J'ai déjà eu l'occasion de discuter avec vous de quelques propositions présentées par Henri HUDE dans son livre remarquable "Éthique et politique" [Éditions Universitaires, Paris, 1992]. En ce jour qui nous promet la très vraisemblable victoire de "la goooche", je voudrais vous explique mon opposition fondamentale au progressisme, dont le socialisme est un avatar historiquement incarné. Et pour cela, je vais reprendre l'argumentation de ce philosophe.
"Mais voici, dit-il, l'argumentation du progressiste : 'Chaque liberté individuelle est en effet souveraine dans ses évaluations. Mais elle doit admettre que les autres libertés individuelles le sont aussi. C'est pourquoi nous n'aboutissons nullement à une société de force, mais à une société de droit, où chacun a la possibilité d'affirmer ses propres valeurs dans le respect de celles des autres. Quant à l'Etat et aux lois, ils sont là pour assurer à chacun l'usage de son droit d'évaluation souveraine, dans le respect de celui d'autrui'.
Je réponds. Quelle raison y-a-t-il (en dehors du bon sens et de l'équité naturelle, que j'admets mais qu'il n'admet pas) pour soutenir qu'il faudrait universellement respecter l'arbitraire de l'un à se modérer, et à respecter l'arbitraire de l'autre ?
Il m'est parfaitement possible de reconnaître que l'autre est aussi souverain que moi en matière d'évaluation, et de constater en même temps que la réalisation de ses valeurs empêche ou limite celle des miennes. Par suite, je puis décider de lutter contre lui et de le comprimer énergiquement, afin de me réserver une possibilité maximale d'expression de mes propres évaluations. Et je puis même admettre une règle de réciprocité puisque je ne prétends nullement empêcher l'autre de tenter de me réprimer comme je m'efforce moi-même de bloquer son expression par tous les moyens.

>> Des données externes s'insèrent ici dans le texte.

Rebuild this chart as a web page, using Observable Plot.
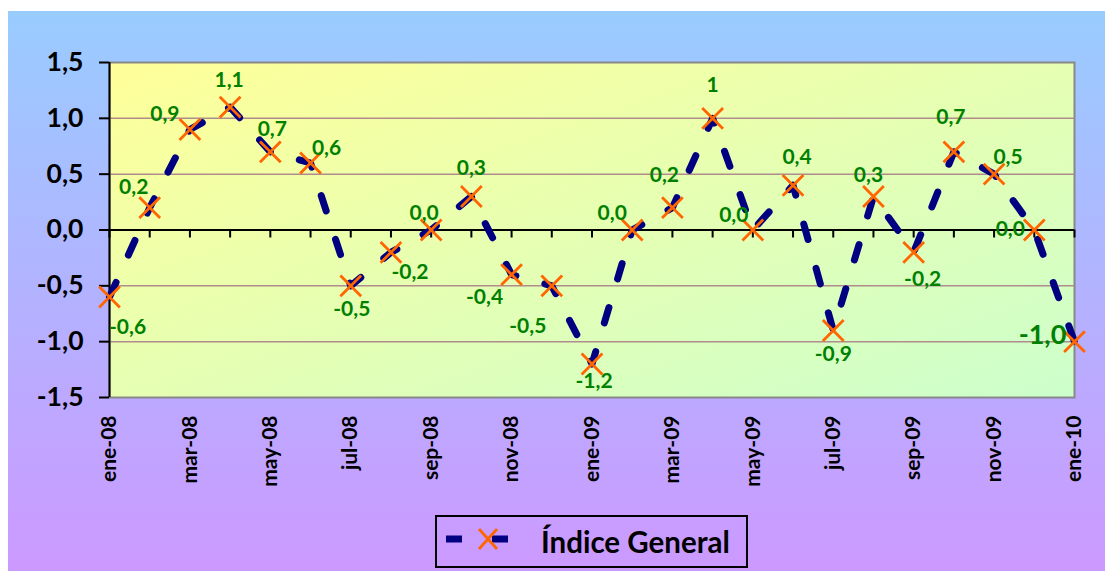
<!DOCTYPE html>
<html><head><meta charset="utf-8">
<script src="https://cdn.jsdelivr.net/npm/d3@7"></script>
<script src="https://cdn.jsdelivr.net/npm/@observablehq/plot@0.6"></script>
<style>
body{margin:0;background:#fff;width:1105px;height:571px;overflow:hidden;font-family:Lato,"Open Sans",sans-serif;}
#bg{position:absolute;left:8px;top:11px;width:1097px;height:560px;background:linear-gradient(to bottom,#99ccff,#cc99ff);}
#chart{position:absolute;left:0;top:0;}
#legend{position:absolute;left:427px;top:504px;width:309px;height:49px;border:2px solid #000;display:flex;align-items:center;}
#legend span{font-size:29.5px;font-weight:bold;color:#000;margin-left:4px;}
</style></head><body>
<div id="bg"><div id="chart"></div>
<div id="legend"><svg width="100" height="49"><line x1="9" x2="71" y1="22" y2="22" stroke="#000080" stroke-width="7" stroke-dasharray="16,30"/><path d="M42,12L60,32M60,12L42,32" stroke="#ff6600" stroke-width="2.8" fill="none"/></svg><span>Índice General</span></div>
</div>
<script>
const months = ["ene-08","feb-08","mar-08","abr-08","may-08","jun-08","jul-08","ago-08","sep-08","oct-08","nov-08","dic-08","ene-09","feb-09","mar-09","abr-09","may-09","jun-09","jul-09","ago-09","sep-09","oct-09","nov-09","dic-09","ene-10"];
const values = [-0.6,0.2,0.9,1.1,0.7,0.6,-0.5,-0.2,0.0,0.3,-0.4,-0.5,-1.2,0.0,0.2,1.0,0.0,0.4,-0.9,0.3,-0.2,0.7,0.5,0.0,-1.0];
const valueLabels = ["-0,6","0,2","0,9","1,1","0,7","0,6","-0,5","-0,2","0,0","0,3","-0,4","-0,5","-1,2","0,0","0,2","1","0,0","0,4","-0,9","0,3","-0,2","0,7","0,5","0,0","-1,0"];
const yTicks = [-1.5,-1.0,-0.5,0.0,0.5,1.0,1.5];
const seriesName = "Índice General";

// label placement (offset in px from each point)
const labelOffsets = [[18,30],[-16,-20],[-25,-15],[-1,-27],[2,-23],[16,-15],[1,23],[19,20],[-7,-17],[0,-28],[-27,23],[-24,40],[2,17],[-20,-17],[-8,-32],[0,-33],[-19,-15],[4,-28],[0,24],[-5,-21],[9,27],[-3,-35],[14,-17],[-24,-1],[-32,-6]];

const data = months.map((m,i)=>({i, m, v: values[i], label: valueLabels[i]}));
const evenIdx = data.filter(d=>d.i%2===0).map(d=>d.i);
const fmt = d => d.toFixed(1).replace(".",",");

const labelMarks = data.map((d,k)=>Plot.text([d],{x:"i",y:"v",text:"label",dx:labelOffsets[k][0],dy:labelOffsets[k][1],
  fill:"#008000",fontWeight:"bold",fontSize: k===data.length-1?27:21}));

const chart = Plot.plot({
  width:1097, height:470,
  marginLeft:101, marginRight:31, marginTop:51, marginBottom:84,
  style:{background:"transparent",overflow:"visible",fontFamily:"Lato, 'Open Sans', sans-serif",color:"#000"},
  x:{domain:[0,months.length-1]},
  y:{domain:[-1.5,1.5]},
  marks:[
    Plot.frame({fill:"url(#pa)",stroke:"#888888",strokeWidth:2}),
    Plot.ruleY(yTicks.filter(t=>t!==0 && Math.abs(t)!==1.5),{stroke:"#b08c8c",strokeWidth:1.5}),
    Plot.ruleY([0],{stroke:"#000",strokeWidth:2}),
    Plot.ruleX(data,{x:"i",y1:0,y2:0,insetBottom:-8,stroke:"#000",strokeWidth:2}),
    Plot.ruleX([0],{stroke:"#000",strokeWidth:2}),
    Plot.axisY({ticks:yTicks,tickFormat:fmt,tickSize:10,tickPadding:16,fontSize:26.5,fontWeight:"bold",strokeWidth:2,label:null}),
    Plot.axisX({ticks:evenIdx,tickFormat:i=>months[i],tickRotate:-90,tickSize:0,tickPadding:18,fontSize:21,fontWeight:"bold",label:null}),
    Plot.line(data,{x:"i",y:"v",stroke:"#000080",strokeWidth:7,strokeDasharray:"16,30"}),
    Plot.dot(data,{x:"i",y:"v",symbol:"times",r:9.5,stroke:"#ff6600",strokeWidth:2.8}),
    ...labelMarks
  ]
});
document.getElementById("chart").appendChild(chart);
const svg = d3.select(chart);
const defs = svg.insert("defs",":first-child");
const g = defs.append("linearGradient").attr("id","pa").attr("x1",0).attr("y1",0).attr("x2",1).attr("y2",1);
g.append("stop").attr("offset","0%").attr("stop-color","#ffff99");
g.append("stop").attr("offset","100%").attr("stop-color","#ccffcc");
</script>
</body></html>
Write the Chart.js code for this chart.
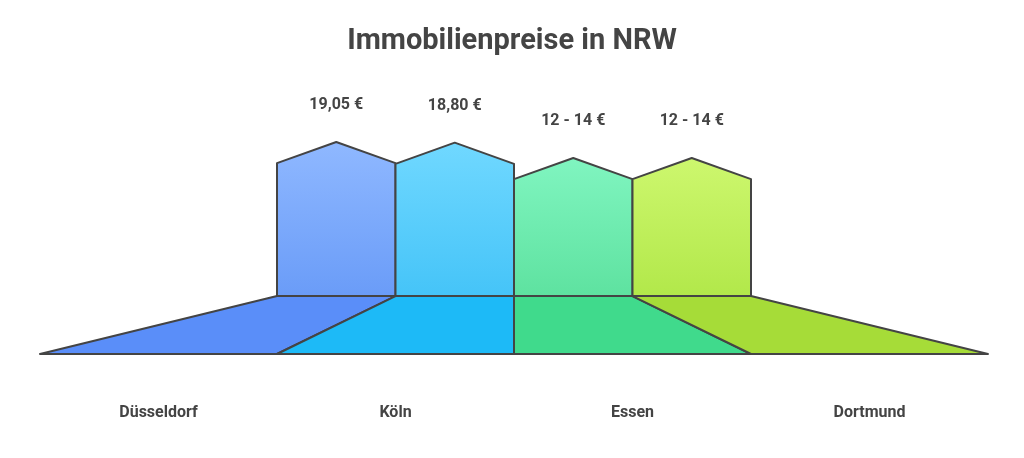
<!DOCTYPE html>
<html><head><meta charset="utf-8">
<script src="https://cdn.jsdelivr.net/npm/chart.js@4"></script>
<style>html,body{margin:0;background:#fff}#wrap{width:1024px;height:458px}</style>
</head><body><div id="wrap"><canvas id="c"></canvas></div>
<script>
const cities = ["Düsseldorf", "Köln", "Essen", "Dortmund"];
const prices = [19.05, 18.80, 13, 13];
const priceLabels = ["19,05 €", "18,80 €", "12 - 14 €", "12 - 14 €"];
const houseTop = ["#8fb8ff", "#70d8ff", "#80f5c0", "#cdf76e"];
const houseBottom = ["#6a9cf8", "#45c4f8", "#5ee2a0", "#b2e84a"];
const baseColor = ["#5a8ef9", "#1dbaf7", "#40da8c", "#a6dc38"];

const BASE = -39.2, FLOOR = -61.1, ROOF = 8;
// house centres (in x units) and label positions
const houseX = [1.25, 1.75, 2.25, 2.75];
const labelX = [0.5, 1.5, 2.5, 3.5];

const housePlugin = {
  id: "houses",
  afterDatasetsDraw(chart) {
    const ctx = chart.ctx, xs = chart.scales.x, ys = chart.scales.y;
    const yb = ys.getPixelForValue(BASE), yf = ys.getPixelForValue(FLOOR);
    ctx.save();
    ctx.lineWidth = 2; ctx.strokeStyle = "#444"; ctx.lineJoin = "round";
    chart.getDatasetMeta(0).data.forEach((bar, i) => {
      const l = bar.x - bar.width / 2, r = bar.x + bar.width / 2;
      const peak = ys.getPixelForValue(prices[i]);
      const wall = ys.getPixelForValue(prices[i] - ROOF);
      const g = ctx.createLinearGradient(0, peak, 0, yb);
      g.addColorStop(0, houseTop[i]); g.addColorStop(1, houseBottom[i]);
      ctx.beginPath();
      ctx.moveTo(l, yb); ctx.lineTo(l, wall); ctx.lineTo(bar.x, peak);
      ctx.lineTo(r, wall); ctx.lineTo(r, yb); ctx.closePath();
      ctx.fillStyle = g; ctx.fill(); ctx.stroke();
      // base trapezoid
      const bl = xs.getPixelForValue(i), br = xs.getPixelForValue(i + 1);
      ctx.beginPath();
      ctx.moveTo(l, yb); ctx.lineTo(r, yb); ctx.lineTo(br, yf); ctx.lineTo(bl, yf);
      ctx.closePath();
      ctx.fillStyle = baseColor[i]; ctx.fill(); ctx.stroke();
      ctx.fillStyle = "#444"; ctx.textAlign = "center"; ctx.textBaseline = "middle";
      ctx.font = "bold 16px Roboto";
      ctx.fillText(priceLabels[i], bar.x, peak - 37);
      ctx.fillText(cities[i], xs.getPixelForValue(labelX[i]), 413);
    });
    ctx.font = "bold 29px Roboto";
    ctx.fillText("Immobilienpreise in NRW", chart.width / 2, 42);
    ctx.restore();
  }
};

new Chart(document.getElementById("c"), {
  type: "bar",
  data: {
    datasets: [{
      data: houseX.map((x, i) => ({ x: x, y: [BASE, prices[i]] })),
      backgroundColor: "rgba(0,0,0,0)",
      barPercentage: 1, categoryPercentage: 1
    }]
  },
  options: {
    responsive: true, maintainAspectRatio: false, animation: false,
    layout: { padding: { top: 142, bottom: 104, left: 40, right: 36 } },
    plugins: { legend: { display: false }, tooltip: { enabled: false }, title: { display: false } },
    scales: {
      x: { type: "linear", min: 0, max: 4, offset: false, display: false },
      y: { min: FLOOR, max: 19.05, display: false }
    }
  },
  plugins: [housePlugin]
});
</script></body></html>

Si par contre j'admets comme DES VALEURS EN SOI (c'est moi qui souligne), le principe de modération et de réciprocité, j'en fais des parties intégrantes d'une valeur, la JUSTICE (idem), que j'ai à reconnaître et non à décréter. Si donc je prétends que ma règle d'évaluation arbitraire aboutit à un état de droit, c'est parce que je reconnais à mon insu, et de manière tout-à-fait illogique, certaines valeurs objectives, universellement normatives, et indépendantes de mon arbitraire individuel. C'est donc ce qui en moi n'est pas rationaliste qui m'empêche de devenir le fasciste que je devrais être."
Ce texte remarquable décrit la contradiction dans laquelle se débat le socialisme. Ses chantres récusent l'ordre moral, mais comme il leur faut pour gouverner une régulation juridique, il faut des normes (qui fluctuent, j'en conviens) perçues comme universelles, en fonction desquelles se déterminent ses juristes. Il en résulte, ce que nous vivons à un paroxysme insoutenable dans notre pays, un individualisme forcené (la souveraineté du libre arbitre), et une accumulation de normes juridiques, contraignantes, arqueboutées sur des valeurs reconnues universelles, et qui n'est jamais à l'heure actuelle "qu'une valeur posée par plusieurs individualités". Ainsi le combat actuel pour le pouvoir est la lutte d'un clan contre un autre, qui a pour seul but et seul effet d'imposer par la force un système de valeurs qui n'est fondé que sur l'arbitraire individuel.
Strasbourg, Toulouse, Marseille peut-être, vont sans doute être gérés par des équipes qui se réclament de cette philosophie progressiste. Ce ne sera jamais que la revanche d'une violence sur une autre violence. Tant que nous n'aurons pas admis qu'il existe des normes morales, non transcendantes certes, mais universelles, trans-historiques et trans-spatiales, nous n'aurons pas beaucoup fait avancer les choses. Les progressistes en cette matière ont une longueur d'avance sur les conservateurs en matière d'arbitraire politique et de non droit, car "la seule valeur reconnue dans ce système, c'est l'arbitraire individuel". Je vous invite, ce soir, à réfléchir, et à pleurer sur l'avenir de notre patrie.